Exercise brief:
The records below must be copied in full; omit the images.

--------

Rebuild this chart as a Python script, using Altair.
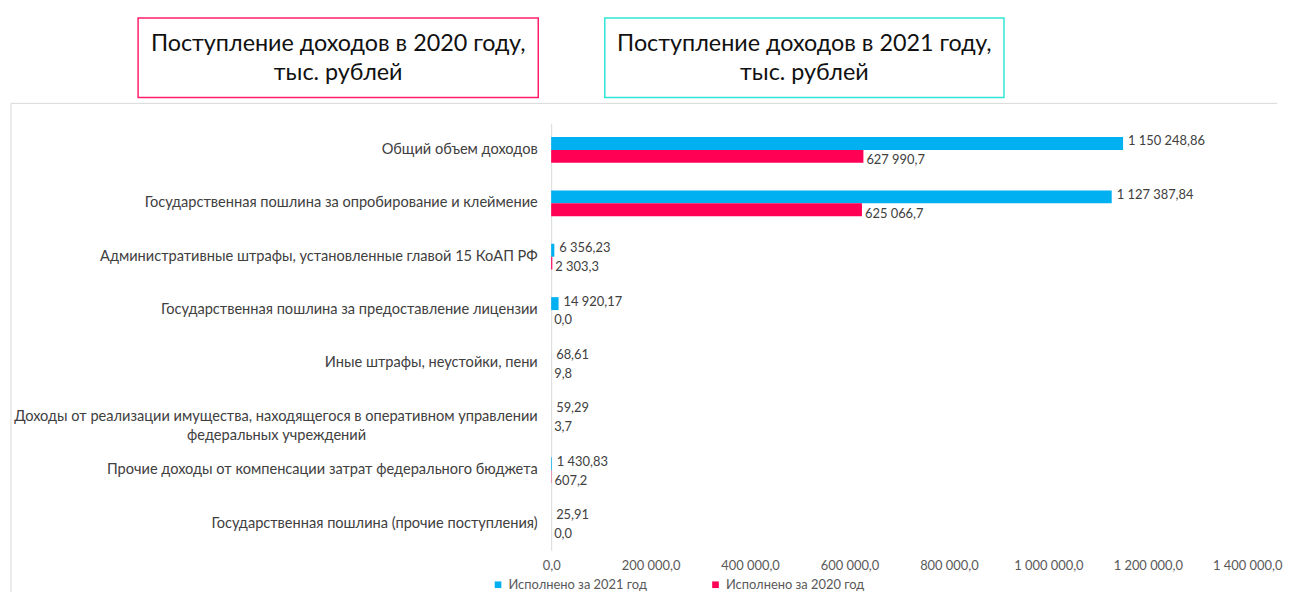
import altair as alt
import pandas as pd

categories = [
    "Общий объем доходов",
    "Государственная пошлина за опробирование и клеймение",
    "Административные штрафы, установленные главой 15 КоАП РФ",
    "Государственная пошлина за предоставление лицензии",
    "Иные штрафы, неустойки, пени",
    "Доходы от реализации имущества, находящегося в оперативном управлении\nфедеральных учреждений",
    "Прочие доходы от компенсации затрат федерального бюджета",
    "Государственная пошлина (прочие поступления)",
]
values_2021 = [1150248.86, 1127387.84, 6356.23, 14920.17, 68.61, 59.29, 1430.83, 25.91]
values_2020 = [627990.7, 625066.7, 2303.3, 0.0, 9.8, 3.7, 607.2, 0.0]
series_names = ["Исполнено за 2021 год", "Исполнено за 2020 год"]
series_colors = ["#00B0F0", "#FF0055"]
x_ticks = [0, 200000, 400000, 600000, 800000, 1000000, 1200000, 1400000]
box_titles = ["Поступление доходов в 2020 году,\nтыс. рублей", "Поступление доходов в 2021 году,\nтыс. рублей"]
box_colors = ["#FF1F6B", "#2EE6D6"]

FONT = "Lato"


def ru(v, d):
    return f"{v:,.{d}f}".replace(",", " ").replace(".", ",")


rows = []
for c, a, b in zip(categories, values_2021, values_2020):
    rows.append({"category": c, "series": series_names[0], "value": a, "label": ru(a, 2)})
    rows.append({"category": c, "series": series_names[1], "value": b, "label": ru(b, 1)})
df = pd.DataFrame(rows)

W, H = 1275, 486

# two-line label: second line padded at its end with no-break spaces (closed by a
# zero-width space so they are not trimmed) so that it sits centred under the first
y_label_expr = (
    "length(split(datum.label, '\\n')) > 1 ? "
    "[split(datum.label, '\\n')[0], "
    "pad(split(datum.label, '\\n')[1], 68, '\u00a0', 'right') + '\u200b'] "
    ": datum.label"
)

y_axis = alt.Axis(
    title=None, orient="left", offset=-544, domain=True, domainColor="#D9D9D9",
    ticks=False, grid=False, labelPadding=14, labelLimit=700, labelFont=FONT,
    labelFontSize=14.7, labelColor="#404040", labelLineHeight=19,
    labelExpr=y_label_expr,
)
x_axis = alt.Axis(
    title=None, orient="bottom", values=x_ticks, domain=False, ticks=False, grid=False,
    offset=-29, labelPadding=2, labelFont=FONT, labelFontSize=13, labelFlush=False,
    labelColor="#595959",
    labelExpr="replace(replace(replace(format(datum.value, ',.1f'), ',', ' '), ',', ' '), '.', ',')",
)

y_scale = alt.Scale(range=[20, 450], paddingInner=0.516, paddingOuter=0.258)
x_scale = alt.Scale(domain=[0, 1400000], range=[544, 1245], nice=False)


def y_enc():
    return alt.Y("category:N", sort=categories, scale=y_scale, axis=y_axis)


def x_enc():
    return alt.X("value:Q", scale=x_scale, axis=x_axis)


def yoff():
    return alt.YOffset("series:N", sort=series_names,
                       scale=alt.Scale(paddingInner=0, paddingOuter=0))


bars = alt.Chart(df).mark_bar().encode(
    y=y_enc(), x=x_enc(), yOffset=yoff(),
    color=alt.Color("series:N", sort=series_names,
                    scale=alt.Scale(domain=series_names, range=series_colors),
                    legend=alt.Legend(orient="none", legendX=484, legendY=564,
                                      direction="horizontal", title=None,
                                      symbolType="square", symbolSize=45,
                                      symbolStrokeWidth=0, labelFont=FONT,
                                      labelFontSize=13, labelColor="#595959",
                                      columnPadding=62, labelOffset=4)),
)


def value_labels(series, dx, dy):
    return alt.Chart(df).transform_filter(alt.datum.series == series).mark_text(
        align="left", baseline="middle", dx=dx, dy=dy,
        font=FONT, fontSize=13, color="#404040",
    ).encode(y=y_enc(), x=x_enc(), yOffset=yoff(), text="label:N")


labels_2021 = value_labels(series_names[0], 5, -2)
labels_2020 = value_labels(series_names[1], 3, 4)

dummy = pd.DataFrame({"k": [0]})
top_border = alt.Chart(dummy).mark_rule(color="#D9D9D9", strokeWidth=1).encode(
    x=alt.value(0), x2=alt.value(W), y=alt.value(0))
left_border = alt.Chart(dummy).mark_rule(color="#D9D9D9", strokeWidth=1).encode(
    x=alt.value(0), y=alt.value(0), y2=alt.value(H + 6))

main = alt.layer(top_border, left_border, bars, labels_2021, labels_2020).properties(
    width=W, height=H, view=alt.ViewBackground(stroke="transparent"))


def box(title, color, w):
    return alt.Chart(pd.DataFrame({"t": [title]})).mark_text(
        font=FONT, fontSize=23.5, lineBreak="\n", lineHeight=29, color="#111111",
        baseline="middle", align="center",
    ).encode(text="t:N", x=alt.value(w / 2), y=alt.value(26)).properties(
        width=w, height=80, view=alt.ViewBackground(stroke=color, strokeWidth=1.5))


spacer = alt.Chart(pd.DataFrame({"t": [""]})).mark_text().encode(text="t:N").properties(
    width=61, height=80, view=alt.ViewBackground(stroke="transparent"))

header = alt.hconcat(spacer, box(box_titles[0], box_colors[0], 403),
                     box(box_titles[1], box_colors[1], 402), spacing=65)

chart = alt.vconcat(header, main, spacing=4).properties(
    padding={"left": 2, "top": 7, "right": 0, "bottom": 0}
).configure_view(stroke="transparent")

chart.save("out.html", embed_options={"renderer": "svg", "actions": False})
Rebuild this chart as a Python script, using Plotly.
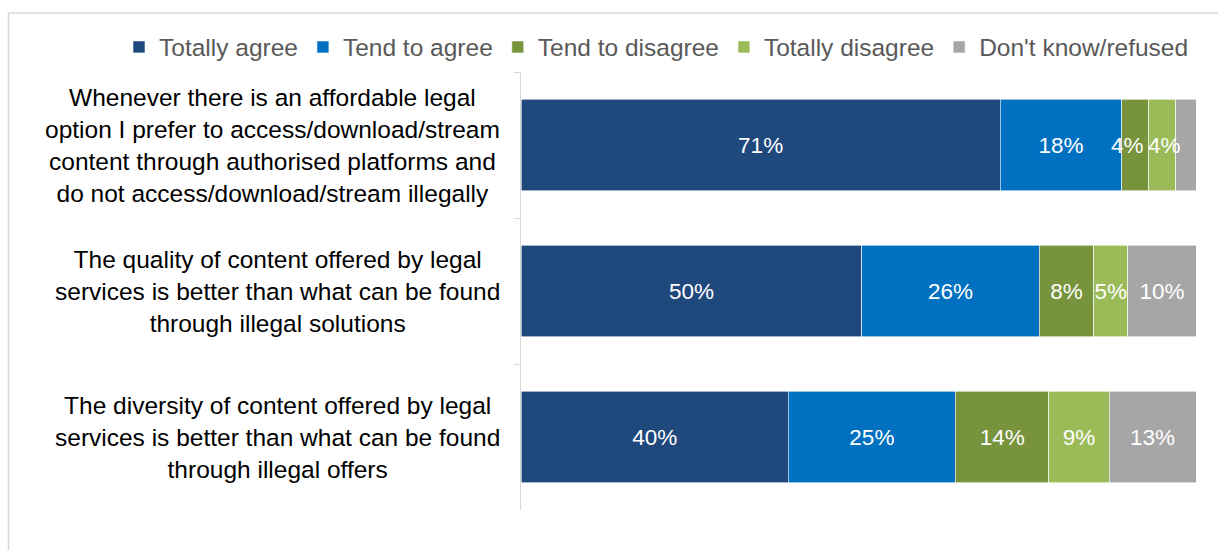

--------

Answer to this exercise:
Rebuild this chart as a Python script, using Altair.
import altair as alt
import pandas as pd

categories = [
    "Общий объем доходов",
    "Государственная пошлина за опробирование и клеймение",
    "Административные штрафы, установленные главой 15 КоАП РФ",
    "Государственная пошлина за предоставление лицензии",
    "Иные штрафы, неустойки, пени",
    "Доходы от реализации имущества, находящегося в оперативном управлении\nфедеральных учреждений",
    "Прочие доходы от компенсации затрат федерального бюджета",
    "Государственная пошлина (прочие поступления)",
]
values_2021 = [1150248.86, 1127387.84, 6356.23, 14920.17, 68.61, 59.29, 1430.83, 25.91]
values_2020 = [627990.7, 625066.7, 2303.3, 0.0, 9.8, 3.7, 607.2, 0.0]
series_names = ["Исполнено за 2021 год", "Исполнено за 2020 год"]
series_colors = ["#00B0F0", "#FF0055"]
x_ticks = [0, 200000, 400000, 600000, 800000, 1000000, 1200000, 1400000]
box_titles = ["Поступление доходов в 2020 году,\nтыс. рублей", "Поступление доходов в 2021 году,\nтыс. рублей"]
box_colors = ["#FF1F6B", "#2EE6D6"]

FONT = "Lato"


def ru(v, d):
    return f"{v:,.{d}f}".replace(",", " ").replace(".", ",")


rows = []
for c, a, b in zip(categories, values_2021, values_2020):
    rows.append({"category": c, "series": series_names[0], "value": a, "label": ru(a, 2)})
    rows.append({"category": c, "series": series_names[1], "value": b, "label": ru(b, 1)})
df = pd.DataFrame(rows)

W, H = 1275, 486

# two-line label: second line padded at its end with no-break spaces (closed by a
# zero-width space so they are not trimmed) so that it sits centred under the first
y_label_expr = (
    "length(split(datum.label, '\\n')) > 1 ? "
    "[split(datum.label, '\\n')[0], "
    "pad(split(datum.label, '\\n')[1], 68, '\u00a0', 'right') + '\u200b'] "
    ": datum.label"
)

y_axis = alt.Axis(
    title=None, orient="left", offset=-544, domain=True, domainColor="#D9D9D9",
    ticks=False, grid=False, labelPadding=14, labelLimit=700, labelFont=FONT,
    labelFontSize=14.7, labelColor="#404040", labelLineHeight=19,
    labelExpr=y_label_expr,
)
x_axis = alt.Axis(
    title=None, orient="bottom", values=x_ticks, domain=False, ticks=False, grid=False,
    offset=-29, labelPadding=2, labelFont=FONT, labelFontSize=13, labelFlush=False,
    labelColor="#595959",
    labelExpr="replace(replace(replace(format(datum.value, ',.1f'), ',', ' '), ',', ' '), '.', ',')",
)

y_scale = alt.Scale(range=[20, 450], paddingInner=0.516, paddingOuter=0.258)
x_scale = alt.Scale(domain=[0, 1400000], range=[544, 1245], nice=False)


def y_enc():
    return alt.Y("category:N", sort=categories, scale=y_scale, axis=y_axis)


def x_enc():
    return alt.X("value:Q", scale=x_scale, axis=x_axis)


def yoff():
    return alt.YOffset("series:N", sort=series_names,
                       scale=alt.Scale(paddingInner=0, paddingOuter=0))


bars = alt.Chart(df).mark_bar().encode(
    y=y_enc(), x=x_enc(), yOffset=yoff(),
    color=alt.Color("series:N", sort=series_names,
                    scale=alt.Scale(domain=series_names, range=series_colors),
                    legend=alt.Legend(orient="none", legendX=484, legendY=564,
                                      direction="horizontal", title=None,
                                      symbolType="square", symbolSize=45,
                                      symbolStrokeWidth=0, labelFont=FONT,
                                      labelFontSize=13, labelColor="#595959",
                                      columnPadding=62, labelOffset=4)),
)


def value_labels(series, dx, dy):
    return alt.Chart(df).transform_filter(alt.datum.series == series).mark_text(
        align="left", baseline="middle", dx=dx, dy=dy,
        font=FONT, fontSize=13, color="#404040",
    ).encode(y=y_enc(), x=x_enc(), yOffset=yoff(), text="label:N")


labels_2021 = value_labels(series_names[0], 5, -2)
labels_2020 = value_labels(series_names[1], 3, 4)

dummy = pd.DataFrame({"k": [0]})
top_border = alt.Chart(dummy).mark_rule(color="#D9D9D9", strokeWidth=1).encode(
    x=alt.value(0), x2=alt.value(W), y=alt.value(0))
left_border = alt.Chart(dummy).mark_rule(color="#D9D9D9", strokeWidth=1).encode(
    x=alt.value(0), y=alt.value(0), y2=alt.value(H + 6))

main = alt.layer(top_border, left_border, bars, labels_2021, labels_2020).properties(
    width=W, height=H, view=alt.ViewBackground(stroke="transparent"))


def box(title, color, w):
    return alt.Chart(pd.DataFrame({"t": [title]})).mark_text(
        font=FONT, fontSize=23.5, lineBreak="\n", lineHeight=29, color="#111111",
        baseline="middle", align="center",
    ).encode(text="t:N", x=alt.value(w / 2), y=alt.value(26)).properties(
        width=w, height=80, view=alt.ViewBackground(stroke=color, strokeWidth=1.5))


spacer = alt.Chart(pd.DataFrame({"t": [""]})).mark_text().encode(text="t:N").properties(
    width=61, height=80, view=alt.ViewBackground(stroke="transparent"))

header = alt.hconcat(spacer, box(box_titles[0], box_colors[0], 403),
                     box(box_titles[1], box_colors[1], 402), spacing=65)

chart = alt.vconcat(header, main, spacing=4).properties(
    padding={"left": 2, "top": 7, "right": 0, "bottom": 0}
).configure_view(stroke="transparent")

chart.save("out.html", embed_options={"renderer": "svg", "actions": False})
Rebuild this chart as a Python script, using Plotly.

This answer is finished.